Almost defying definition in contemporary cinematic terms, Gaspar Noe’s third feature film Enter The Void is a wild, hallucinatory mindfuck for adults which sees the director explore new shooting techniques and ambitious special effects to capture a young man’s journey after death. More experience than narrative, it runs to a massive 163 minutes, meandering and careening in and out of story and into visual realms and moods that are nothing short of hypnotic. It is a film that will instantly achieve cult status among young adults. If audiences care to, they can lose themselves in Noe’s images and trip on his imagination. If they don’t, they will be bored to tears.

Rob Nelson, Variety.

Billed by director Gaspar Noe as a “psychedelic melodrama” inspired by his hallucinogen-powered screening of Lady in the Lake, Enter the Void suggests the Gallic provocateur should get some better drugs. Not clever enough to be truly pretentious, Noe’s tiresomely gimmicky film about a low-level Tokyo drug dealer who enjoys one long, last trip after dying proves to be the ne plus ultra of nothing much. Having come in under the wire for Cannes competition, Enter the Void may once again be ready to enter the editing room.

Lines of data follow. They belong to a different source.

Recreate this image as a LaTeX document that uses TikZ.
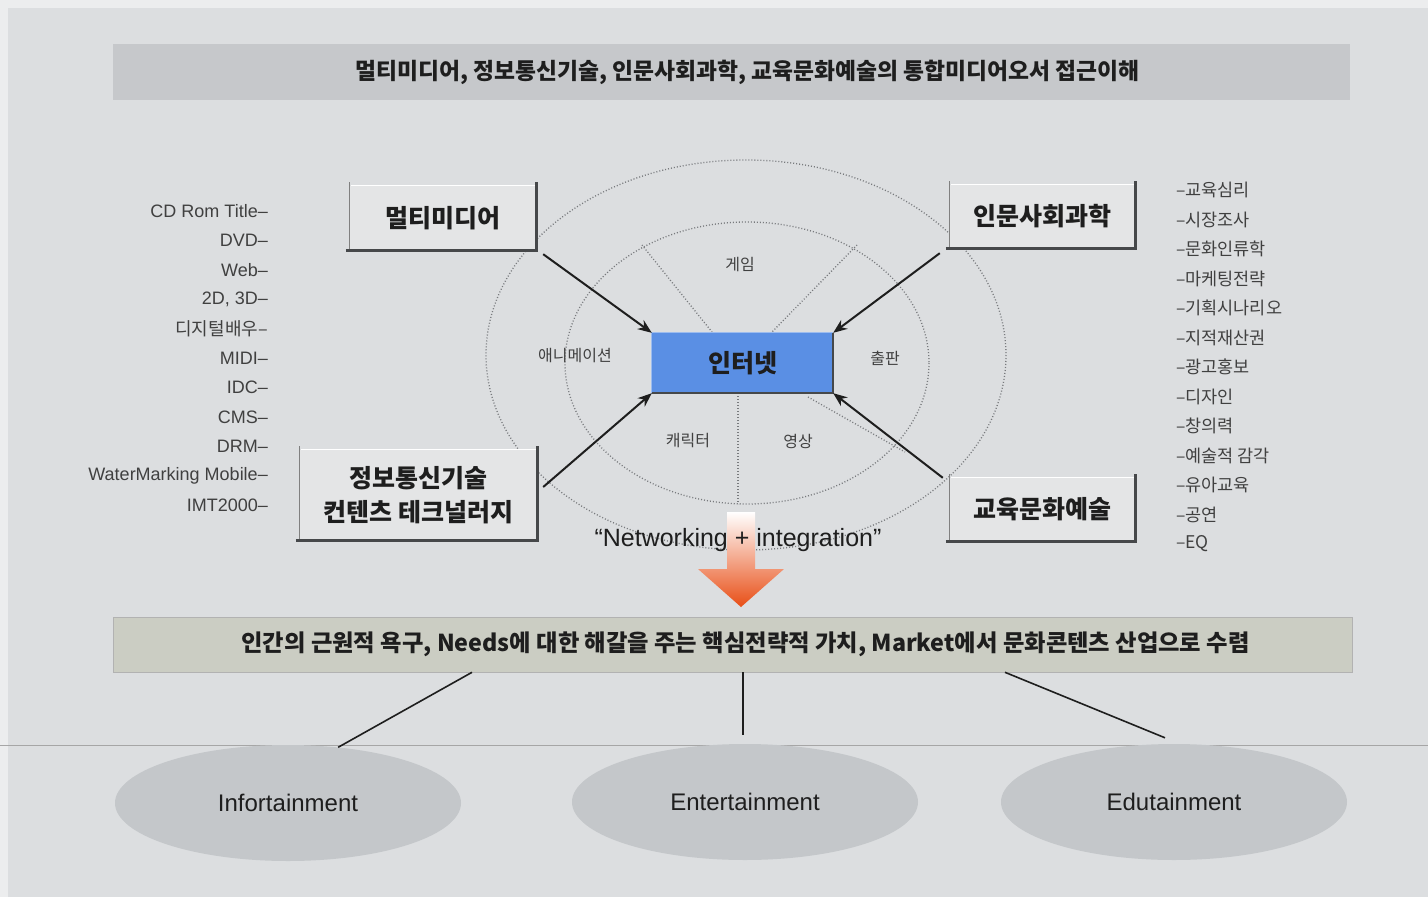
\documentclass[tikz,border=0pt]{standalone}
\usepackage{fontspec}
\setmainfont{Noto Sans CJK KR}
\newfontfamily\lat{Liberation Sans}
\usetikzlibrary{arrows.meta,shapes.geometric,calc}
\definecolor{pagec}{RGB}{236,237,238}
\definecolor{bgc}{RGB}{220,222,224}
\definecolor{bannerc}{RGB}{198,200,203}
\definecolor{boxc}{RGB}{228,229,230}
\definecolor{blueb}{RGB}{90,143,228}
\definecolor{greenb}{RGB}{203,205,195}
\definecolor{ellc}{RGB}{196,199,202}
\definecolor{inkc}{RGB}{30,30,30}
\definecolor{shadc}{RGB}{70,72,74}
\definecolor{dotc}{RGB}{120,122,125}
\definecolor{orA}{RGB}{242,140,60}
\definecolor{orB}{RGB}{232,78,22}
\tikzset{
  kbox/.style={fill=boxc, inner sep=0pt, align=center, text=inkc,
    font=\fontsize{25}{31}\selectfont\bfseries},
  shadl/.style={line width=3pt, shadc},
  bevl/.style={line width=0.8pt, gray},
  dotl/.style={dotc, line width=1.3pt, dash pattern=on 1pt off 2pt},
  bigarrow/.style={inkc, line width=2pt, -{Stealth[length=14pt,width=11pt]}},
  conn/.style={inkc, line width=1.6pt},
  small/.style={text=inkc!85, font=\fontsize{16}{18}\selectfont},
  listl/.style={text=inkc!85, font=\fontsize{18}{20}\selectfont, anchor=east, inner sep=0pt},
  listr/.style={text=inkc!85, font=\fontsize{17.5}{20}\selectfont, anchor=west, inner sep=0pt},
  ell/.style={ellipse, fill=ellc, minimum width=346pt, minimum height=116pt, inner sep=0pt,
    text=inkc, font=\lat\fontsize{24}{28}\selectfont},
  banner/.style={inner sep=0pt, text=inkc, font=\fontsize{22.8}{26}\selectfont\bfseries}
}
\begin{document}
\begin{tikzpicture}[x=1pt,y=-1pt]
\useasboundingbox (0,0) rectangle (1428,897);
\fill[pagec] (0,0) rectangle (1428,897);
\fill[bgc] (8,8) rectangle (1428,897);
% scan seam
\draw[gray!70, line width=0.8pt] (0,745) -- (1428,745);

% top banner
\node[banner, fill=bannerc, minimum width=1237pt, minimum height=56pt] (tb) at (731.5,72) {\hspace*{32pt}멀티미디어, 정보통신기술, 인문사회과학, 교육문화예술의 통합미디어오서 접근이해};

% dotted ellipses and sectors
\draw[dotl] (746,355) ellipse [x radius=260, y radius=195];
\draw[dotl] (747,363) ellipse [x radius=182, y radius=141];
\draw[dotl] (642,245) -- (712,332);
\draw[dotl] (857,245) -- (772,332);
\draw[dotl] (738,396) -- (738,504);
\draw[dotl] (808,397) -- (905,452);

\node[small] (game) at (740,265) {게임};
\node[small] (anim) at (575,356) {애니메이션};
\node[small] (pub) at (885,358) {출판};
\node[small] (char) at (688,441) {캐릭터};
\node[small] (video) at (798,441) {영상};

% centre box
\node[fill=blueb, minimum width=181pt, minimum height=60pt, inner sep=0pt, text=inkc,
  font=\fontsize{25}{30}\selectfont\bfseries] (inet) at (742.5,363) {인터넷};
\draw[line width=0.8pt, blueb!60!white] (inet.south west) -- (inet.north west) -- (inet.north east);
\draw[line width=2.5pt, shadc] (inet.south west) -- (inet.south east) -- (inet.north east);

% four boxes
\node[kbox, minimum width=186pt, minimum height=64pt] (mm) at (443,218) {멀티미디어};
\node[kbox, minimum width=185pt, minimum height=63pt] (hum) at (1042.5,216.5) {인문사회과학};
\node[kbox, minimum width=237pt, minimum height=90pt, font=\fontsize{25}{34}\selectfont\bfseries] (it) at (418.5,495) {정보통신기술\\컨텐츠 테크널러지};
\node[kbox, minimum width=185pt, minimum height=63pt] (edu) at (1042.5,509.5) {교육문화예술};
\foreach \b in {mm,hum,it,edu}{
  \draw[line width=0.8pt, white] ([xshift=1pt]\b.north west) -- (\b.north east);
  \draw[bevl] (\b.south west) -- ([yshift=4pt]\b.north west);
  \draw[shadl] ([xshift=-4pt]\b.south west) -- (\b.south east) -- ([yshift=4pt]\b.north east);
}

% arrows into centre
\draw[bigarrow] ([xshift=7pt,yshift=-4pt]mm.south east) -- (inet.north west);
\draw[bigarrow] ([xshift=-10pt,yshift=-5pt]hum.south west) -- (inet.north east);
\draw[bigarrow] ([xshift=6pt,yshift=8pt]it.east) -- (inet.south west);
\draw[bigarrow] ([xshift=-7pt]edu.north west) -- (inet.south east);

% left list
\foreach \t [count=\i] in {{\lat CD Rom Title–},{\lat DVD–},{\lat Web–},{\lat 2D, 3D–},디지털배우–,{\lat MIDI–},{\lat IDC–},{\lat CMS–},{\lat DRM–},{\lat WaterMarking Mobile–},{\lat IMT2000–}}{
  \node[listl] (l\i) at (268,{211+29.4*(\i-1)}) {\t};
}
% right list
\foreach \t [count=\i] in {–교육심리,–시장조사,–문화인류학,–마케팅전략,–기획시나리오,–지적재산권,–광고홍보,–디자인,–창의력,–예술적 감각,–유아교육,–공연,–EQ}{
  \node[listr] (r\i) at (1176,{190+29.5*(\i-1)}) {\t};
}

% orange arrow
\shade[top color=white, middle color=orA, bottom color=orB]
  (727,512) -- (755,512) -- (755,569) -- (784,569) -- (741,607) -- (698,569) -- (727,569) -- cycle;
\node[text=inkc, font=\lat\fontsize{25}{28}\selectfont] (net) at (738,540) {“Networking + integration”};

% bottom banner
\node[banner, fill=greenb, draw=gray!60, line width=0.6pt, minimum width=1239pt, minimum height=55pt, font=\fontsize{23.3}{26}\selectfont\bfseries] (bb) at (732.5,644.5) {\hspace*{26pt}인간의 근원적 욕구, Needs에 대한 해갈을 주는 핵심전략적 가치, Market에서 문화콘텐츠 산업으로 수렴};

% ellipses
\node[ell] (e1) at (288,803) {Infortainment};
\node[ell] (e2) at (745,802) {Entertainment};
\node[ell] (e3) at (1174,802) {Edutainment};

\draw[conn] ($(bb.south)+(-260.5,0)$) -- (e1.48);
\draw[conn, shorten >=9pt] ($(bb.south)+(10.5,0)$) -- ($(e2.north)+(-2,0)$);
\draw[conn] ($(bb.south)+(272.5,0)$) -- ($(e3.north)+(-9,-6)$);
\end{tikzpicture}
\end{document}
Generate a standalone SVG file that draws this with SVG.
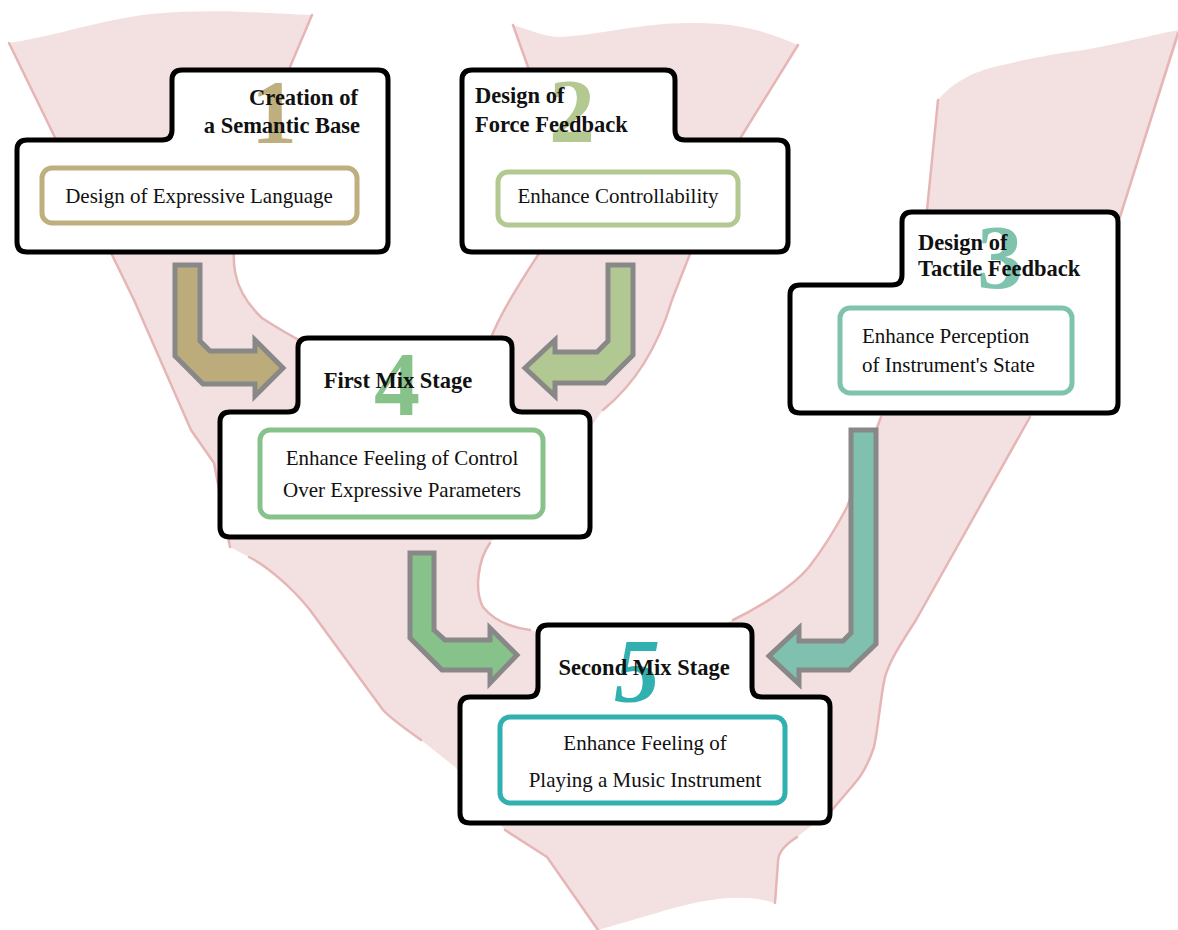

While the overall audacity of the project can’t easily be denied, Enter the Void delivers an altogether different kind of pain than the director’s earlier pair of punishing provocations, I Stand Alone and Irreversible. Not even Noe’s detractors expect his work to be boring, but, at 162 minutes, the new film has more than its share of longueurs — despite showing what happens after death as seeing a lot of people having sex.

4 Responses to “Cannes 2009: Enter the Void”

  1. I can’t wait for some revival house to do a “Speed Racer”/”Enter the Void” double bill.

  2. Huh. Doesn’t show a whole heck of a lot, does it? I’m curious about this one after reading the Cannes blurbs, although not sure about that Cannes running time considering some of the comments here. But if Lynch can get away Inland Empire, maybe Noe can get away with this.

  3. Now you’re talking Ari!

    You’re right Joel, 20 minutes shy of 3 hours is a long time to go without a story, but Noe obviously figures if Kubrick can do it with 2001, why not him?

    I don’t know. This thing could go both ways. I’m curious to see it though, simply because it’s something cinematically adventurous.

  4. Yeah, and I have a soft spot for adventuresome cinematography. Maybe I’ll end up on the Manohla spectrum of opinion?